Paul
Goble
Staunton, April 23 – Not only have
the number of people in the former non-Russian republics identifying as ethnic
Russians fallen dramatically since 1991, but the number who speak Russian or
who study it in school has fallen precipitously as well, a trend that means
Vladimir Putin is reaching out to an ever-smaller group and one likely to
continue to contract.
This week, the Kremlin leader signed
a new law simplifying the procedure for those who speak Russian and are
themselves or descendants of those who lived in the Russian Empire or the USSR
if they move to Russia. (The law also bans dual citizenship which means that
such people must give up the citizenship they had had.) (rufabula.com/news/2014/04/21/citizenship).
On the one hand, this new measure is
clearly designed to help solve Russia’s own demographic problems while putting
pressure on other countries. And on the
other, it is the latest reflection of Moscow’s efforts to conflate ethnic
Russians, Russian speakers and pro-Russians, three very different groups, in
the non-Russian countries around its borders.
But it is important to recognize
that the number of non-Russians who speak Russian in these countries has
declined by almost 25 percent over the last two decades, with many people
choosing to use the language of the titular nationality or English instead. And
that shift may reduce the impact of Putin’s new law.
At the same time, declines in
Russian language competence and use in these countries may help to explain the
urgency behind Putin’s actions regarding the non-Russian countries: In another
decade or certainly in another generation, the possibility of re-creating a
Russian cultural space across what was the Soviet Union will be further
minimized or even eliminated altogether.
An article on
CRRC-Caucasus.blogspot.com this week concerning changing patterns of language
use in the south Caucasus in general and Azerbaijan in particular underscores
just how much a shift there has been and why it is almost certain to continue
regardless of what Putin does (crrc-caucasus.blogspot.com/2014/04/knowledge-of-russian-in-azerbaijan.html).
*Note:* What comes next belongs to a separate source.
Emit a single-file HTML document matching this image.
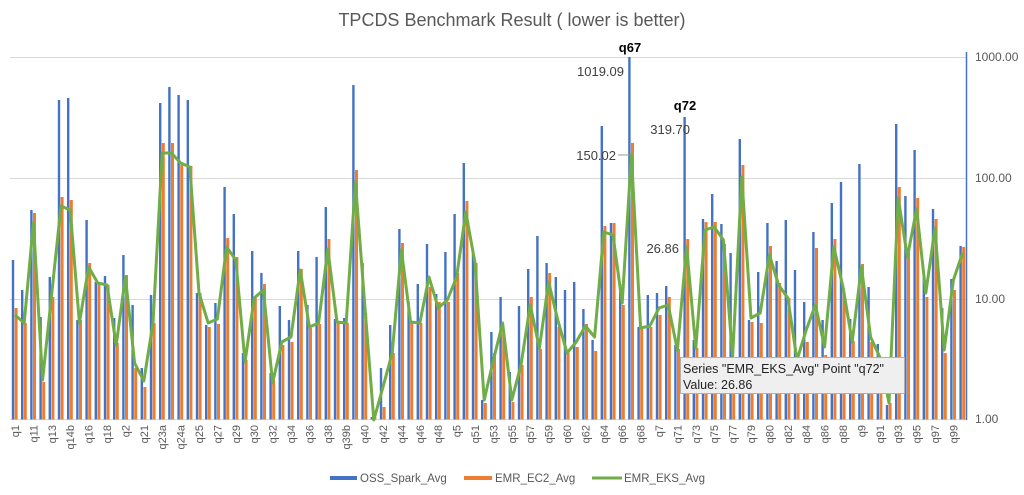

According to the article’s author,
Aynur Ramazanova, Azerbaijan still has the largest number of Russian speakers
among the three countries of the region, a reflection of its larger size, the
continuing shadow of the Soviet past, and the number of ethnic Russians in its
population. But in percentage terms, the Turkic republic had the lowest
percentage of Russian speakers.
At present, she continues, there are
330 Russian-language schools and “more than 20” higher educational institutions
where Russian is the language of instruction in Azerbaijan. But the numbers of schoolchildren studying
Russian has declined markedly since 1990, falling from 250,000 in the last year
of Soviet power to 94,700 in the 2010/2011 school year.
As precipitous as that decline in
Azerbaijan has been, the fall-off in the number of school children studying
Russian in Armenia and Georgia has been even greater over the same period. In Armenia, the number of pupils in Russian language
schools has fallen from 92,000 to 1500, and in Georgia, the number of such
people has declined from 207,000 to 8500.
Not only do such patterns mean that
fewer people will be speaking Russian in these places in the future, but
parents in these countries are increasingly pushing for the study of English
rather than Russian in the schools. In
Azerbaijan last year, for example, 64 percent favor mandatory English
instruction, while only 16 percent favor requiring the study of Russian.
Many use Russian rather than
English. In Azerbaijan, nearly three out of four Azerbaijanis say they know some Russian, while
only a quarter claims some English competence.
Russian is still widely used in Baku and other cities, but in rural
areas, where demographic growth is highest, only three percent speak it.
All this suggests that the future in
these countries and indeed across the entire post-Soviet space belongs to the
titular languages and to English rather than to Russian, something that must
certainly disturb Putin given his “Russian world” concept but equally something
that his new citizenship offer will do little or nothing to change.